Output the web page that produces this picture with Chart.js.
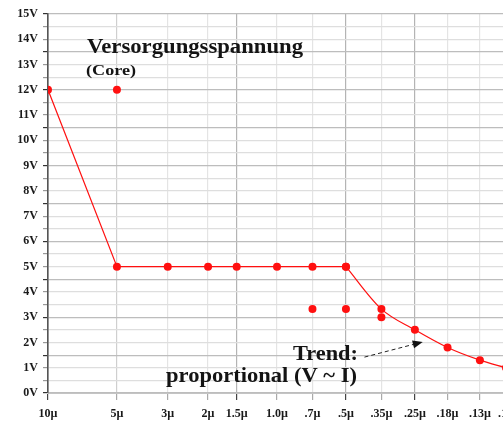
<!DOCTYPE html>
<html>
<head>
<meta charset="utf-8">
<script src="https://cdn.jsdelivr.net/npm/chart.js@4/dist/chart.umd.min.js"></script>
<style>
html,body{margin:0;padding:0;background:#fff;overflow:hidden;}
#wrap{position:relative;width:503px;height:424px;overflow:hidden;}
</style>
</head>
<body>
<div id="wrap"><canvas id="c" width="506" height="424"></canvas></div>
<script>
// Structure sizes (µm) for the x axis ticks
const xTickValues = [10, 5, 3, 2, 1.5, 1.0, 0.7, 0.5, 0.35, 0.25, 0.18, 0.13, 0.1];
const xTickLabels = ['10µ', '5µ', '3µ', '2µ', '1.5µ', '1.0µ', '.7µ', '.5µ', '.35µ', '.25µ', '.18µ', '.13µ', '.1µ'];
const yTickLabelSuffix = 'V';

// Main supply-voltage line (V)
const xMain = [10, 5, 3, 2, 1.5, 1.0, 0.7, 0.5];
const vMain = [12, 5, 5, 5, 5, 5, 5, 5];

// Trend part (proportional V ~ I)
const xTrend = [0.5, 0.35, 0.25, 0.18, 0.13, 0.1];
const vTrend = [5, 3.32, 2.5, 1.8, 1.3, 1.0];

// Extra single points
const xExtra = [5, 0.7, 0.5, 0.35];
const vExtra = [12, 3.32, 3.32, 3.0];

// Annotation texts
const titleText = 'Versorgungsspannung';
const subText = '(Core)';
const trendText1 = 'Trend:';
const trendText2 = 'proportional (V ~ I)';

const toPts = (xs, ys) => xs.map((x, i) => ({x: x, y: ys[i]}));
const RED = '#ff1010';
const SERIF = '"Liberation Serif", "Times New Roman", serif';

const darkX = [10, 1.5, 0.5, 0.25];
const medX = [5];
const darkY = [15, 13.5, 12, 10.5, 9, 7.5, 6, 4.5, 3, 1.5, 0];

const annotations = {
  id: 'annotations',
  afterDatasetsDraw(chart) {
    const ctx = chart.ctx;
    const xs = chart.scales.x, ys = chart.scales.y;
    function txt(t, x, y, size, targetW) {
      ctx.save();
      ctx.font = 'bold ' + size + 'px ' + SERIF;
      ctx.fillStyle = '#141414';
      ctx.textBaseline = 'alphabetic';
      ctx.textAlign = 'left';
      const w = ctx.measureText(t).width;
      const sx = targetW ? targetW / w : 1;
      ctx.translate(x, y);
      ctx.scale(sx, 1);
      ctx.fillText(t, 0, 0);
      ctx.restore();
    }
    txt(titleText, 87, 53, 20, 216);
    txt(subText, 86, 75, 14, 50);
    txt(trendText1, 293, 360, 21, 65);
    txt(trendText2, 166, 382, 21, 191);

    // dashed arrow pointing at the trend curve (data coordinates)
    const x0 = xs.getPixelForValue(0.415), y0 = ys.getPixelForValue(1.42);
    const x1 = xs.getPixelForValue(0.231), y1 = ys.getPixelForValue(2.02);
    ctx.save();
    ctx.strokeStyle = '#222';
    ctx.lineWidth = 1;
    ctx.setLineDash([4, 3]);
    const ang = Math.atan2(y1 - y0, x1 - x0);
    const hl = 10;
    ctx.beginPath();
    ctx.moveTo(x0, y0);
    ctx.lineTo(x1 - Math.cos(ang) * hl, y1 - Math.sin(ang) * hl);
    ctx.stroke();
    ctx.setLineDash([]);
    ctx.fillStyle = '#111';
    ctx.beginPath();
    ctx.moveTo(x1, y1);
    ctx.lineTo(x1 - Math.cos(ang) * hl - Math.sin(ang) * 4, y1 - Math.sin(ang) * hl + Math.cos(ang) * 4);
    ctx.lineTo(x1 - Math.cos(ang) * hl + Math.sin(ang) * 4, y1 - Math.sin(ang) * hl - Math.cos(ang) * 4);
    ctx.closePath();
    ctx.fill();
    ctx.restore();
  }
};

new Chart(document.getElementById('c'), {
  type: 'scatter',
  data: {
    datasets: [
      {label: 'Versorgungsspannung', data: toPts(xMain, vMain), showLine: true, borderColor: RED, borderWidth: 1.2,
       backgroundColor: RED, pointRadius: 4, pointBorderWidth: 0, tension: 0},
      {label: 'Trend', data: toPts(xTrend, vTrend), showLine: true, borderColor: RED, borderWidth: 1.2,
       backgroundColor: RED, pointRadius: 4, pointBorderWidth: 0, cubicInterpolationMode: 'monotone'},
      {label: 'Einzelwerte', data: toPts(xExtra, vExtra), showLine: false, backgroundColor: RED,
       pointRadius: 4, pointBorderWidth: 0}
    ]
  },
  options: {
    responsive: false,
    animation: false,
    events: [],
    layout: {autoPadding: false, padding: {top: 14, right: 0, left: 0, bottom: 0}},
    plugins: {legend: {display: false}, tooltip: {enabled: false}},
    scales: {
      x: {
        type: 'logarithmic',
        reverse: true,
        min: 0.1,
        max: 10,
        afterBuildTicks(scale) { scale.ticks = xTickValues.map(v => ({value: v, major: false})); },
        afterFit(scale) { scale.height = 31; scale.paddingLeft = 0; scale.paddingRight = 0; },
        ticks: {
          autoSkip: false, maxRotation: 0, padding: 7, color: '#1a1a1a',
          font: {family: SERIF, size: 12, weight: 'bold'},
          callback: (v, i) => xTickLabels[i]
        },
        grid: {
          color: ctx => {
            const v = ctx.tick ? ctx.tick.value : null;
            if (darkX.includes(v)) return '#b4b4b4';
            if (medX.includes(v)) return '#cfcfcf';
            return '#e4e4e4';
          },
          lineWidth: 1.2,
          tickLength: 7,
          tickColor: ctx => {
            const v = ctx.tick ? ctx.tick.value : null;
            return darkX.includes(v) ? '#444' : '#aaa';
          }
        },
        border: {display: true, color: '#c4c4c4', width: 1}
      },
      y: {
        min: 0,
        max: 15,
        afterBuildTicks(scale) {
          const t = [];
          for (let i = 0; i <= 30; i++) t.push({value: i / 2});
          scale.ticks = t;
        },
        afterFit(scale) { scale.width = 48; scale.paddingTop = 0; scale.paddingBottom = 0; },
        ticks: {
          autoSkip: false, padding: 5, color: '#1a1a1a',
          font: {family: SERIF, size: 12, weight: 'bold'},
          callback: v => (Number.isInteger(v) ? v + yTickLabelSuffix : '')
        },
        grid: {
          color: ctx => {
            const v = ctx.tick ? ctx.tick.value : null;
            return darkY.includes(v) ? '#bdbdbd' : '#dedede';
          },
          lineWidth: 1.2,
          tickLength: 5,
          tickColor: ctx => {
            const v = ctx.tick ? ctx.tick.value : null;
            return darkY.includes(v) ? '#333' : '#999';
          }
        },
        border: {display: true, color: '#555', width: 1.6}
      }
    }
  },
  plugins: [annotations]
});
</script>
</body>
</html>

○ ○ ○ ○ ○

▸ Job: Give every line above again exactly, with no pictures.

▸ Result of this task:
Output the web page that produces this picture with Chart.js.
<!DOCTYPE html>
<html>
<head>
<meta charset="utf-8">
<script src="https://cdn.jsdelivr.net/npm/chart.js@4/dist/chart.umd.min.js"></script>
<style>
html,body{margin:0;padding:0;background:#fff;overflow:hidden;}
#wrap{position:relative;width:503px;height:424px;overflow:hidden;}
</style>
</head>
<body>
<div id="wrap"><canvas id="c" width="506" height="424"></canvas></div>
<script>
// Structure sizes (µm) for the x axis ticks
const xTickValues = [10, 5, 3, 2, 1.5, 1.0, 0.7, 0.5, 0.35, 0.25, 0.18, 0.13, 0.1];
const xTickLabels = ['10µ', '5µ', '3µ', '2µ', '1.5µ', '1.0µ', '.7µ', '.5µ', '.35µ', '.25µ', '.18µ', '.13µ', '.1µ'];
const yTickLabelSuffix = 'V';

// Main supply-voltage line (V)
const xMain = [10, 5, 3, 2, 1.5, 1.0, 0.7, 0.5];
const vMain = [12, 5, 5, 5, 5, 5, 5, 5];

// Trend part (proportional V ~ I)
const xTrend = [0.5, 0.35, 0.25, 0.18, 0.13, 0.1];
const vTrend = [5, 3.32, 2.5, 1.8, 1.3, 1.0];

// Extra single points
const xExtra = [5, 0.7, 0.5, 0.35];
const vExtra = [12, 3.32, 3.32, 3.0];

// Annotation texts
const titleText = 'Versorgungsspannung';
const subText = '(Core)';
const trendText1 = 'Trend:';
const trendText2 = 'proportional (V ~ I)';

const toPts = (xs, ys) => xs.map((x, i) => ({x: x, y: ys[i]}));
const RED = '#ff1010';
const SERIF = '"Liberation Serif", "Times New Roman", serif';

const darkX = [10, 1.5, 0.5, 0.25];
const medX = [5];
const darkY = [15, 13.5, 12, 10.5, 9, 7.5, 6, 4.5, 3, 1.5, 0];

const annotations = {
  id: 'annotations',
  afterDatasetsDraw(chart) {
    const ctx = chart.ctx;
    const xs = chart.scales.x, ys = chart.scales.y;
    function txt(t, x, y, size, targetW) {
      ctx.save();
      ctx.font = 'bold ' + size + 'px ' + SERIF;
      ctx.fillStyle = '#141414';
      ctx.textBaseline = 'alphabetic';
      ctx.textAlign = 'left';
      const w = ctx.measureText(t).width;
      const sx = targetW ? targetW / w : 1;
      ctx.translate(x, y);
      ctx.scale(sx, 1);
      ctx.fillText(t, 0, 0);
      ctx.restore();
    }
    txt(titleText, 87, 53, 20, 216);
    txt(subText, 86, 75, 14, 50);
    txt(trendText1, 293, 360, 21, 65);
    txt(trendText2, 166, 382, 21, 191);

    // dashed arrow pointing at the trend curve (data coordinates)
    const x0 = xs.getPixelForValue(0.415), y0 = ys.getPixelForValue(1.42);
    const x1 = xs.getPixelForValue(0.231), y1 = ys.getPixelForValue(2.02);
    ctx.save();
    ctx.strokeStyle = '#222';
    ctx.lineWidth = 1;
    ctx.setLineDash([4, 3]);
    const ang = Math.atan2(y1 - y0, x1 - x0);
    const hl = 10;
    ctx.beginPath();
    ctx.moveTo(x0, y0);
    ctx.lineTo(x1 - Math.cos(ang) * hl, y1 - Math.sin(ang) * hl);
    ctx.stroke();
    ctx.setLineDash([]);
    ctx.fillStyle = '#111';
    ctx.beginPath();
    ctx.moveTo(x1, y1);
    ctx.lineTo(x1 - Math.cos(ang) * hl - Math.sin(ang) * 4, y1 - Math.sin(ang) * hl + Math.cos(ang) * 4);
    ctx.lineTo(x1 - Math.cos(ang) * hl + Math.sin(ang) * 4, y1 - Math.sin(ang) * hl - Math.cos(ang) * 4);
    ctx.closePath();
    ctx.fill();
    ctx.restore();
  }
};

new Chart(document.getElementById('c'), {
  type: 'scatter',
  data: {
    datasets: [
      {label: 'Versorgungsspannung', data: toPts(xMain, vMain), showLine: true, borderColor: RED, borderWidth: 1.2,
       backgroundColor: RED, pointRadius: 4, pointBorderWidth: 0, tension: 0},
      {label: 'Trend', data: toPts(xTrend, vTrend), showLine: true, borderColor: RED, borderWidth: 1.2,
       backgroundColor: RED, pointRadius: 4, pointBorderWidth: 0, cubicInterpolationMode: 'monotone'},
      {label: 'Einzelwerte', data: toPts(xExtra, vExtra), showLine: false, backgroundColor: RED,
       pointRadius: 4, pointBorderWidth: 0}
    ]
  },
  options: {
    responsive: false,
    animation: false,
    events: [],
    layout: {autoPadding: false, padding: {top: 14, right: 0, left: 0, bottom: 0}},
    plugins: {legend: {display: false}, tooltip: {enabled: false}},
    scales: {
      x: {
        type: 'logarithmic',
        reverse: true,
        min: 0.1,
        max: 10,
        afterBuildTicks(scale) { scale.ticks = xTickValues.map(v => ({value: v, major: false})); },
        afterFit(scale) { scale.height = 31; scale.paddingLeft = 0; scale.paddingRight = 0; },
        ticks: {
          autoSkip: false, maxRotation: 0, padding: 7, color: '#1a1a1a',
          font: {family: SERIF, size: 12, weight: 'bold'},
          callback: (v, i) => xTickLabels[i]
        },
        grid: {
          color: ctx => {
            const v = ctx.tick ? ctx.tick.value : null;
            if (darkX.includes(v)) return '#b4b4b4';
            if (medX.includes(v)) return '#cfcfcf';
            return '#e4e4e4';
          },
          lineWidth: 1.2,
          tickLength: 7,
          tickColor: ctx => {
            const v = ctx.tick ? ctx.tick.value : null;
            return darkX.includes(v) ? '#444' : '#aaa';
          }
        },
        border: {display: true, color: '#c4c4c4', width: 1}
      },
      y: {
        min: 0,
        max: 15,
        afterBuildTicks(scale) {
          const t = [];
          for (let i = 0; i <= 30; i++) t.push({value: i / 2});
          scale.ticks = t;
        },
        afterFit(scale) { scale.width = 48; scale.paddingTop = 0; scale.paddingBottom = 0; },
        ticks: {
          autoSkip: false, padding: 5, color: '#1a1a1a',
          font: {family: SERIF, size: 12, weight: 'bold'},
          callback: v => (Number.isInteger(v) ? v + yTickLabelSuffix : '')
        },
        grid: {
          color: ctx => {
            const v = ctx.tick ? ctx.tick.value : null;
            return darkY.includes(v) ? '#bdbdbd' : '#dedede';
          },
          lineWidth: 1.2,
          tickLength: 5,
          tickColor: ctx => {
            const v = ctx.tick ? ctx.tick.value : null;
            return darkY.includes(v) ? '#333' : '#999';
          }
        },
        border: {display: true, color: '#555', width: 1.6}
      }
    }
  },
  plugins: [annotations]
});
</script>
</body>
</html>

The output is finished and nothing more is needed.